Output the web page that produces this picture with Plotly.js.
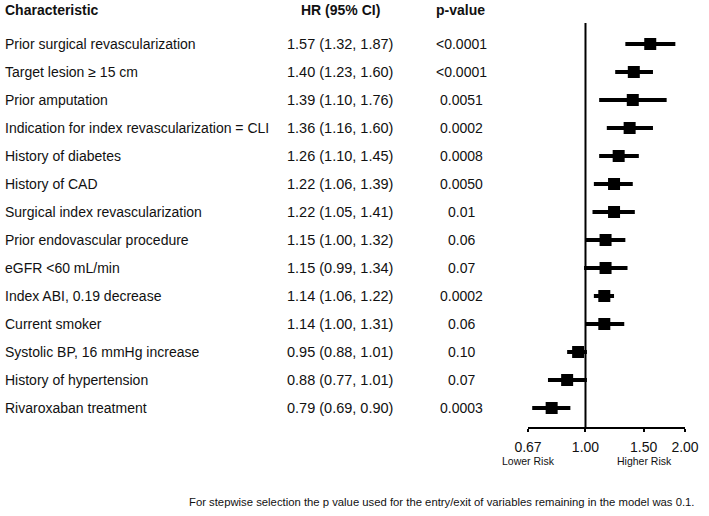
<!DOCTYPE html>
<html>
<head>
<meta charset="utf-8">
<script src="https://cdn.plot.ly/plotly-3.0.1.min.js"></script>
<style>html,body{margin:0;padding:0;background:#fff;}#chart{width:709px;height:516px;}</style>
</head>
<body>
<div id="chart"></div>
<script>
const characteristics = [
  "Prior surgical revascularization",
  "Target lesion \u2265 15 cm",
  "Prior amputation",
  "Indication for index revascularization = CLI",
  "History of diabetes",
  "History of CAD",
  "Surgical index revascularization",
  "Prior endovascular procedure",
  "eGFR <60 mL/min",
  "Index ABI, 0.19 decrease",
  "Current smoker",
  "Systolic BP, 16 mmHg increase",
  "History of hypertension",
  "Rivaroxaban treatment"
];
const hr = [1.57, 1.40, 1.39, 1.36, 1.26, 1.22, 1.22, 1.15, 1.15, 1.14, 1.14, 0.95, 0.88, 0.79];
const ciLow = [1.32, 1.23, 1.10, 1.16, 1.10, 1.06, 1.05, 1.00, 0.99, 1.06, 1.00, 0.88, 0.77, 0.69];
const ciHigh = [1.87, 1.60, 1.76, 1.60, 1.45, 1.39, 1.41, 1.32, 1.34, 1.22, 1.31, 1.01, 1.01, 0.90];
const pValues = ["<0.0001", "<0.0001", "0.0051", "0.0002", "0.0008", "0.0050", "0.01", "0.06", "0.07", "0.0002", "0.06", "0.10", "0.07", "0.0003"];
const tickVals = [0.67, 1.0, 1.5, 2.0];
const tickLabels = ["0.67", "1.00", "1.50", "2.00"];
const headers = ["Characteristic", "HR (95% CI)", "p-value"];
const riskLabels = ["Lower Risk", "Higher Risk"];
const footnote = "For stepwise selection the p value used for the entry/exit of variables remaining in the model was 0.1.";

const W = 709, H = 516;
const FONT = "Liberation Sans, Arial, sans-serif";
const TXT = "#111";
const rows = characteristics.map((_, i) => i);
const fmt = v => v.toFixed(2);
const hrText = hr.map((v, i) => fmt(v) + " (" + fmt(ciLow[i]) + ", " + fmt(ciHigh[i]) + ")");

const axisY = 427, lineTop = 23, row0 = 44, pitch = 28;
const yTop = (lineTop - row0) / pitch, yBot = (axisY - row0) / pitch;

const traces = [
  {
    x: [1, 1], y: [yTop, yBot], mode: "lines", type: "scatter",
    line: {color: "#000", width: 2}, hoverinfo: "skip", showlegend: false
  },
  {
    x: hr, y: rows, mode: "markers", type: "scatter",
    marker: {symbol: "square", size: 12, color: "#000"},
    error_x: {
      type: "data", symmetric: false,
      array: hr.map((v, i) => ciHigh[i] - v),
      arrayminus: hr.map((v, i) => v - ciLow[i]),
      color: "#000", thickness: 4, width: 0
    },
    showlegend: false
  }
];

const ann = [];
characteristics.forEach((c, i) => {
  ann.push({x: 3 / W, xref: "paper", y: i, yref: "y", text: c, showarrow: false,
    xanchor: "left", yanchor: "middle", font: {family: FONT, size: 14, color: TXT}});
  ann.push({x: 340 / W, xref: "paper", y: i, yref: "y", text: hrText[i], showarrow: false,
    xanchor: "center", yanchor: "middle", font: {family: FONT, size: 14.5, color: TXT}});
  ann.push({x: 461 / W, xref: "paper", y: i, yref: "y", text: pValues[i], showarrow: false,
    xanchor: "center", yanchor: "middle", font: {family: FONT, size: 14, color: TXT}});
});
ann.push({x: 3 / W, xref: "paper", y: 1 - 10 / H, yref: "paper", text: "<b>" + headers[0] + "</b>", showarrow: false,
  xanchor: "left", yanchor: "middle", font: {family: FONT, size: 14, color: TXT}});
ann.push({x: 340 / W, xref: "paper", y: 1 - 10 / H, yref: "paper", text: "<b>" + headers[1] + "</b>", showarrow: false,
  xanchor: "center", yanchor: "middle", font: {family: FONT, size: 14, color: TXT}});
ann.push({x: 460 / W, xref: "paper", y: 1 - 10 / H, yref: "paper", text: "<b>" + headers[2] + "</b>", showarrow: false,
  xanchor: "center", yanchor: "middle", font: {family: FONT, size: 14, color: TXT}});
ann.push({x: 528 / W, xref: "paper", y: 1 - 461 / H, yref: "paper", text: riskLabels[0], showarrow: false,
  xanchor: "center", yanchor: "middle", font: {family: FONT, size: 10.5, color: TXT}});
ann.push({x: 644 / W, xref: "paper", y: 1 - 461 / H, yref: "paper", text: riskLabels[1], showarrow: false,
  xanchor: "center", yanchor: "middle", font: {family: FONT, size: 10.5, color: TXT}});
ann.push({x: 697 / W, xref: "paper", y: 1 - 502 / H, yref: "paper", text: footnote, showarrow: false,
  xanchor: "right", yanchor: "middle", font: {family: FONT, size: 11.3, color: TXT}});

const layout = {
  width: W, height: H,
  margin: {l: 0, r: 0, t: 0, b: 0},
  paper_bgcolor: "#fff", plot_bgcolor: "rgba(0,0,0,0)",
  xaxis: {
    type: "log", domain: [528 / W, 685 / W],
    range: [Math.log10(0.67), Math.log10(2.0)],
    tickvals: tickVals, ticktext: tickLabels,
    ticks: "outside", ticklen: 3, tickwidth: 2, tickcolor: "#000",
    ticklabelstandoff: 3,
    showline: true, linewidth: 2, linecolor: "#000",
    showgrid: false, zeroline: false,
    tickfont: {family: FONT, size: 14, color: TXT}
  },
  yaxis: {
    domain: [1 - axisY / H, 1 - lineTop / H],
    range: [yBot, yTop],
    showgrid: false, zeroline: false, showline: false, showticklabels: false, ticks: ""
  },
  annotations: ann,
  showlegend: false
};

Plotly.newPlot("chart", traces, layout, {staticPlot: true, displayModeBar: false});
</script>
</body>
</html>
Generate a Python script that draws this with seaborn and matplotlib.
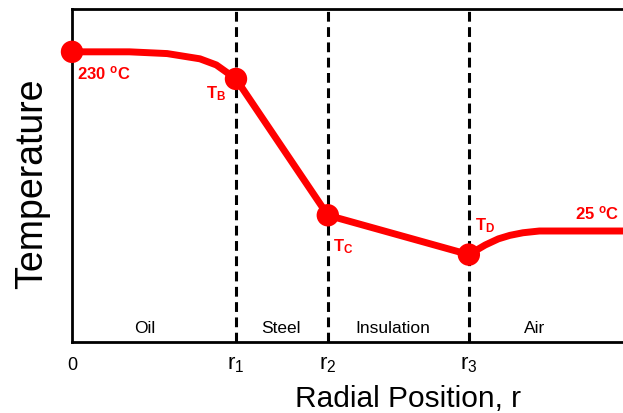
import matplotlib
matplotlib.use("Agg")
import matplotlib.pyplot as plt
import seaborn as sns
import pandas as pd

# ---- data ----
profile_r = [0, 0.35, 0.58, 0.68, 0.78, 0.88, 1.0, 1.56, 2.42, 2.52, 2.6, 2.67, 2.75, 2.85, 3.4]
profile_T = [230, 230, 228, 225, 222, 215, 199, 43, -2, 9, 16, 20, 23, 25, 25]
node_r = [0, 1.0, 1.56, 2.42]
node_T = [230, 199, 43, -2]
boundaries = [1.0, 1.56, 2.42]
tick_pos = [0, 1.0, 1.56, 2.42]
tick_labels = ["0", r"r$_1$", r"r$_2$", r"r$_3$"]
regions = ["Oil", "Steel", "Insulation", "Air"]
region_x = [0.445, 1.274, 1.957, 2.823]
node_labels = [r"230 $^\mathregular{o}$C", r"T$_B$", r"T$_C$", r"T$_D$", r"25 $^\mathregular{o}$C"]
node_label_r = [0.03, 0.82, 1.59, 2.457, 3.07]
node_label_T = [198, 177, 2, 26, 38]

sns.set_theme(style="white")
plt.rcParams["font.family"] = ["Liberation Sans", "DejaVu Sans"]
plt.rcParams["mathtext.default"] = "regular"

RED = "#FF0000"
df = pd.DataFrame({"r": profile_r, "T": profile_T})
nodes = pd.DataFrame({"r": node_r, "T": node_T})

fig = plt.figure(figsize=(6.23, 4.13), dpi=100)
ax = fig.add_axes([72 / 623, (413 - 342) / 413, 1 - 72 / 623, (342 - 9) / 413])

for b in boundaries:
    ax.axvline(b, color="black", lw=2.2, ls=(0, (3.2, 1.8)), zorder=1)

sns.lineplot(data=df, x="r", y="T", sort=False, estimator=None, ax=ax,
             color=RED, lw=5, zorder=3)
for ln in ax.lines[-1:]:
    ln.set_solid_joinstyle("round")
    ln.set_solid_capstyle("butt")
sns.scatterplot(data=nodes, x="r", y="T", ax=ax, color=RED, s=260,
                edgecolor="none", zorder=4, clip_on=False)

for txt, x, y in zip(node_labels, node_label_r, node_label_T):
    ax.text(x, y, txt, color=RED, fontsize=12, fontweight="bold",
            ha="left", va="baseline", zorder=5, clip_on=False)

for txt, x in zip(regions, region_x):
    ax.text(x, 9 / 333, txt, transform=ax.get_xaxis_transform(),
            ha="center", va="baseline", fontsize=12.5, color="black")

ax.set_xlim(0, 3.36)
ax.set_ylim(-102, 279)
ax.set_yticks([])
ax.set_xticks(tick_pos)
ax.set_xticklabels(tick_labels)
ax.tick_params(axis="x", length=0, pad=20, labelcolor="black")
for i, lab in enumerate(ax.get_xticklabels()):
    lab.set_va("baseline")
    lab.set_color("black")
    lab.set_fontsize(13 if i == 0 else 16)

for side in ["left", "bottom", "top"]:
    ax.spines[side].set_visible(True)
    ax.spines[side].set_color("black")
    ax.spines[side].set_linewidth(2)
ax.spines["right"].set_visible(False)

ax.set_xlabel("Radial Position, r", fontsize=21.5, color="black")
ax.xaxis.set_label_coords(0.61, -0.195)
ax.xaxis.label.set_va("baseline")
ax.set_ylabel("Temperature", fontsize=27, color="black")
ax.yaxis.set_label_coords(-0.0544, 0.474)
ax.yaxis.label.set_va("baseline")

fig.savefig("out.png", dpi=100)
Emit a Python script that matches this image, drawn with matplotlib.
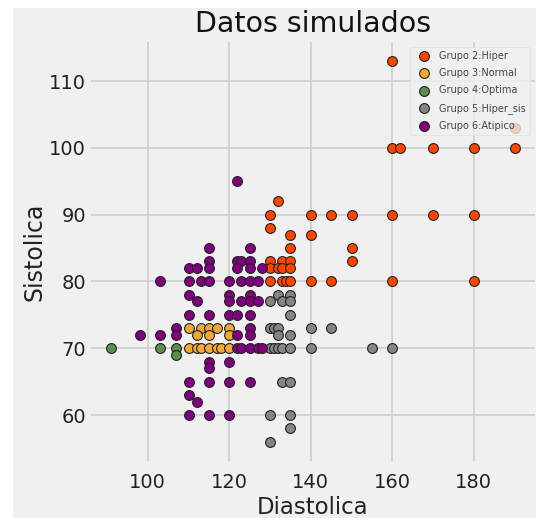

+---+

= WHAT NEEDS TO BE DONE =
Output exactly the span of lines from the top of the listing through the line holding "stepwise selection the", and leave every picture out.

= OUTPUT =
Output the web page that produces this picture with Plotly.js.
<!DOCTYPE html>
<html>
<head>
<meta charset="utf-8">
<script src="https://cdn.plot.ly/plotly-3.0.1.min.js"></script>
<style>html,body{margin:0;padding:0;background:#fff;}#chart{width:709px;height:516px;}</style>
</head>
<body>
<div id="chart"></div>
<script>
const characteristics = [
  "Prior surgical revascularization",
  "Target lesion \u2265 15 cm",
  "Prior amputation",
  "Indication for index revascularization = CLI",
  "History of diabetes",
  "History of CAD",
  "Surgical index revascularization",
  "Prior endovascular procedure",
  "eGFR <60 mL/min",
  "Index ABI, 0.19 decrease",
  "Current smoker",
  "Systolic BP, 16 mmHg increase",
  "History of hypertension",
  "Rivaroxaban treatment"
];
const hr = [1.57, 1.40, 1.39, 1.36, 1.26, 1.22, 1.22, 1.15, 1.15, 1.14, 1.14, 0.95, 0.88, 0.79];
const ciLow = [1.32, 1.23, 1.10, 1.16, 1.10, 1.06, 1.05, 1.00, 0.99, 1.06, 1.00, 0.88, 0.77, 0.69];
const ciHigh = [1.87, 1.60, 1.76, 1.60, 1.45, 1.39, 1.41, 1.32, 1.34, 1.22, 1.31, 1.01, 1.01, 0.90];
const pValues = ["<0.0001", "<0.0001", "0.0051", "0.0002", "0.0008", "0.0050", "0.01", "0.06", "0.07", "0.0002", "0.06", "0.10", "0.07", "0.0003"];
const tickVals = [0.67, 1.0, 1.5, 2.0];
const tickLabels = ["0.67", "1.00", "1.50", "2.00"];
const headers = ["Characteristic", "HR (95% CI)", "p-value"];
const riskLabels = ["Lower Risk", "Higher Risk"];
const footnote = "For stepwise selection the p value used for the entry/exit of variables remaining in the model was 0.1.";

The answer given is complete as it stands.